Field Hockey is played on a field measuring roughly 100 yards by 60 yards. There are two umpires, each controlling halves of the field. Ball possession at the start of a game is decided by a coin toss. Games must result in a winner and may go in to extra time and penalty shootouts if the score is tied at the end of the initial 70 minutes.

The General Rules of Field Hockey Ball Control/Stick Work

The rules of Field Hockey stipulate that a player must control the ball with their stick only. This means that they may not use any part of their bodies to get control or maintain control of the ball. They must also use only the left side (the "face side") of the stick to pass, dribble and stop the ball. These methods are collectively referred to as "stick work." The ball must not be raised above the ground except when attempting to score a goal and should not be played if it is above shoulder level unless defending against a goal.

Rules & Regulations of Field Hockey Regarding Penalties

Obstruction is one of the more common fouls in Field Hockey. It occurs when a player from one team attempts to block or "obstruct" an opposing player from the ball with their bodies, essentially positioning themselves between the player and the ball. Kicking or touching the ball is another reason a penalty may be awarded.
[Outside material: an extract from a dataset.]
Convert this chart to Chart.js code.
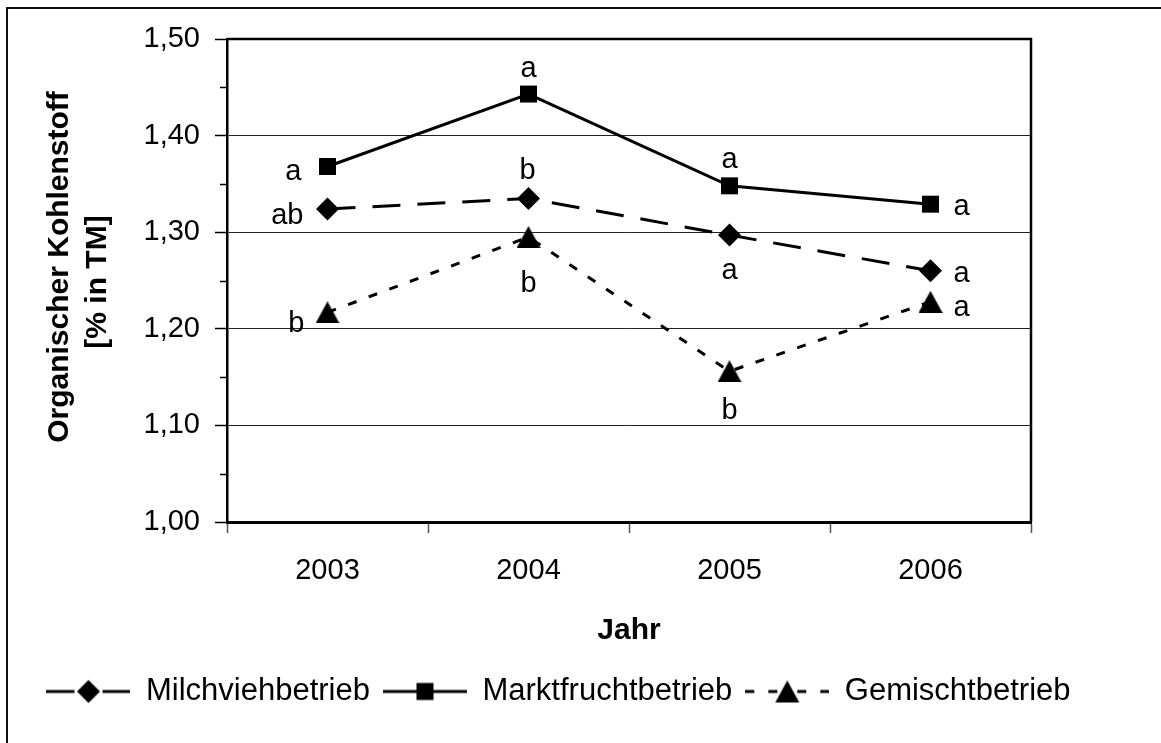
<!DOCTYPE html>
<html>
<head>
<meta charset="utf-8">
<script src="https://cdn.jsdelivr.net/npm/chart.js@4.4.1/dist/chart.umd.min.js"></script>
<style>
  html, body { margin: 0; padding: 0; background: #fff; overflow: hidden; }
  canvas { display: block; }
</style>
</head>
<body>
<canvas id="chart" width="1161" height="743"></canvas>
<script>
// Organic carbon content by farm type, 2003-2006
const years = ['2003', '2004', '2005', '2006'];
const milchvieh   = [1.324, 1.335, 1.297, 1.260];
const marktfrucht = [1.368, 1.443, 1.348, 1.329];
const gemischt    = [1.217, 1.295, 1.156, 1.228];

// significance letters per point
const milchLetters    = ['ab', 'b', 'a', 'a'];
const marktLetters    = ['a', 'a', 'a', 'a'];
const gemischtLetters = ['b', 'b', 'b', 'a'];

const seriesNames = ['Milchviehbetrieb', 'Marktfruchtbetrieb', 'Gemischtbetrieb'];
const yTickValues = [1.00, 1.10, 1.20, 1.30, 1.40, 1.50];
const yTitleLines = ['Organischer Kohlenstoff', '[% in TM]'];
const xTitle = 'Jahr';

const FONT = "'Liberation Sans', Arial, sans-serif";
const TEXT_SIZE = 29;
const LEGEND_SIZE = 31;

// where each letter sits relative to its point: [textAlign, dx, dy]
const letterPlacement = [
  [['right', -24, 15], ['center', -1, -19], ['center', 0, 44], ['left', 23, 11]],
  [['right', -26, 13], ['center', 0, -17], ['center', 0, -18], ['left', 23, 11]],
  [['right', -23, 20], ['center', 0, 55], ['center', 0, 48], ['left', 23, 14]]
];

// y axis title lines: [centre x, centre y]
const yTitlePlacement = [[60, 267], [98, 282]];

function makeCanvas(w, h, paint) {
  const c = document.createElement('canvas');
  c.width = w; c.height = h;
  paint(c.getContext('2d'));
  return c;
}
function drawDiamond(g, x, y, r) {
  g.beginPath(); g.moveTo(x - r, y); g.lineTo(x, y - r); g.lineTo(x + r, y); g.lineTo(x, y + r);
  g.closePath(); g.fill();
}
function drawSquare(g, x, y, s) { g.fillRect(x - s / 2, y - s / 2, s, s); }
function drawTriangle(g, x, y, w, h) {
  g.beginPath(); g.moveTo(x - w / 2, y + h / 2); g.lineTo(x, y - h / 2); g.lineTo(x + w / 2, y + h / 2);
  g.closePath(); g.fill();
}

// triangle marker centred on its bounding box
const triangleMarker = makeCanvas(24, 22, g => { g.fillStyle = '#000'; drawTriangle(g, 12, 11, 24, 22); });

// legend samples: line (dashed symmetrically from both ends) with the marker in the middle
const SAMPLE_W = 84, SAMPLE_H = 26;
function legendSample(dash, marker) {
  return makeCanvas(SAMPLE_W, SAMPLE_H, g => {
    const mid = SAMPLE_W / 2, y = SAMPLE_H / 2;
    g.strokeStyle = '#000'; g.lineWidth = 3; g.setLineDash(dash);
    g.beginPath(); g.moveTo(0, y); g.lineTo(mid, y); g.stroke();
    g.beginPath(); g.moveTo(SAMPLE_W, y); g.lineTo(mid, y); g.stroke();
    g.setLineDash([]); g.fillStyle = '#000';
    marker(g, mid, y);
  });
}
const legendImages = [
  legendSample([28, 18], (g, x, y) => drawDiamond(g, x, y, 11.5)),
  legendSample([], (g, x, y) => drawSquare(g, x, y, 17)),
  legendSample([9, 14], (g, x, y) => drawTriangle(g, x, y, 24, 22))
];

const letterPlugin = {
  id: 'letters',
  afterDatasetsDraw(chart) {
    const ctx = chart.ctx;
    ctx.save();
    ctx.font = `${TEXT_SIZE}px ${FONT}`;
    ctx.fillStyle = '#000';
    ctx.textBaseline = 'alphabetic';
    chart.data.datasets.forEach((ds, i) => {
      chart.getDatasetMeta(i).data.forEach((pt, j) => {
        const [align, dx, dy] = letterPlacement[i][j];
        ctx.textAlign = align;
        ctx.fillText(ds.letters[j], pt.x + dx, pt.y + dy);
      });
    });
    ctx.restore();
  }
};

const framePlugin = {
  id: 'frame',
  beforeDraw(chart) {
    const c = chart.ctx;
    c.save();
    c.fillStyle = '#fff';
    c.fillRect(0, 0, chart.width, chart.height);
    // outer chart border
    c.strokeStyle = '#111'; c.lineWidth = 2;
    c.beginPath(); c.moveTo(7, chart.height); c.lineTo(7, 8); c.lineTo(chart.width, 8); c.stroke();
    c.restore();
  },
  afterDraw(chart) {
    const c = chart.ctx, a = chart.chartArea, y = chart.scales.y;
    c.save();
    // plot area border on top and right
    c.strokeStyle = '#000'; c.lineWidth = 2.5;
    c.beginPath(); c.moveTo(a.left, a.top); c.lineTo(a.right, a.top); c.lineTo(a.right, a.bottom); c.stroke();
    // minor ticks halfway between major y ticks
    c.lineWidth = 1.5;
    const vals = y.ticks.map(t => t.value);
    for (let i = 0; i < vals.length - 1; i++) {
      const py = Math.round(y.getPixelForValue((vals[i] + vals[i + 1]) / 2)) + 0.5;
      c.beginPath(); c.moveTo(y.right - 7, py); c.lineTo(y.right, py); c.stroke();
    }
    // rotated y axis title, two lines
    c.fillStyle = '#000';
    c.font = `bold 30px ${FONT}`;
    c.textAlign = 'center';
    c.textBaseline = 'middle';
    yTitleLines.forEach((line, i) => {
      const [tx, ty] = yTitlePlacement[i];
      c.save();
      c.translate(tx, ty);
      c.rotate(-Math.PI / 2);
      c.fillText(line, 0, 0);
      c.restore();
    });
    c.restore();
  }
};

new Chart(document.getElementById('chart'), {
  type: 'line',
  data: {
    labels: years,
    datasets: [
      {
        label: seriesNames[0], data: milchvieh, letters: milchLetters,
        borderColor: '#000', borderWidth: 3, borderDash: [28, 17],
        pointStyle: 'rectRot', pointRadius: 11.5, pointBackgroundColor: '#000', pointBorderWidth: 0
      },
      {
        label: seriesNames[1], data: marktfrucht, letters: marktLetters,
        borderColor: '#000', borderWidth: 3,
        pointStyle: 'rect', pointRadius: 12, pointBackgroundColor: '#000', pointBorderWidth: 0
      },
      {
        label: seriesNames[2], data: gemischt, letters: gemischtLetters,
        borderColor: '#000', borderWidth: 3, borderDash: [9, 13],
        pointStyle: triangleMarker, pointRadius: 12, pointBackgroundColor: '#000', pointBorderWidth: 0
      }
    ]
  },
  options: {
    responsive: false,
    animation: false,
    devicePixelRatio: 1,
    layout: { padding: { left: 0, right: 44, top: 39, bottom: 26 } },
    elements: { line: { tension: 0, fill: false } },
    scales: {
      x: {
        type: 'category',
        offset: true,
        afterFit: s => { s.height = 141; },
        grid: { offset: true, drawOnChartArea: false, tickLength: 11, tickColor: '#555', tickWidth: 1.5 },
        border: { display: true, color: '#000', width: 3 },
        ticks: { color: '#000', padding: 21, maxRotation: 0, font: { family: FONT, size: TEXT_SIZE } },
        title: {
          display: true, text: xTitle, color: '#000',
          font: { family: FONT, size: 30, weight: 'bold', lineHeight: 1.2 },
          padding: { top: 0, bottom: 14 }
        }
      },
      y: {
        position: 'left',
        min: 1.0, max: 1.5,
        afterFit: s => { s.width = 227; },
        afterBuildTicks: s => { s.ticks = yTickValues.map(v => ({ value: v })); },
        grid: { color: '#222', lineWidth: 1, tickLength: 12, tickColor: '#000', tickWidth: 1.5 },
        border: { display: true, color: '#000', width: 2.5 },
        ticks: {
          color: '#000', padding: 15, font: { family: FONT, size: TEXT_SIZE },
          callback: v => v.toFixed(2).replace('.', ',')
        }
      },
      spacer: {
        type: 'linear', position: 'right', display: true,
        afterFit: s => { s.width = 86; },
        grid: { display: false }, ticks: { display: false }, border: { display: false }
      }
    },
    plugins: {
      tooltip: { enabled: false },
      legend: {
        position: 'bottom',
        labels: {
          color: '#000',
          font: { family: FONT, size: LEGEND_SIZE },
          usePointStyle: true,
          pointStyleWidth: SAMPLE_W,
          padding: 13,
          generateLabels: chart => chart.data.datasets.map((ds, i) => ({
            text: ds.label, pointStyle: legendImages[i], fillStyle: '#000', strokeStyle: '#000',
            lineWidth: 0, hidden: false, datasetIndex: i, fontColor: '#000'
          }))
        }
      }
    }
  },
  plugins: [framePlugin, letterPlugin]
});
</script>
</body>
</html>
Penalties in Field Hockey include the green warning card which signals to a player that they need to stop a particular infraction. The yellow card is a stronger warning leading to a five-minute suspension. The red card is reserved for serious infractions where the offending player must sit out the rest of the match, leaving the offending team with a one-player deficit.
Teams are awarded penalty corners for infractions that are committed on the opposing side of the field, but outside of the 25-yard area protected by the goalkeeper. Penalty strokes are awarded if they occur within that protected space. The goalkeeper is the only player allowed to defend a penalty stroke.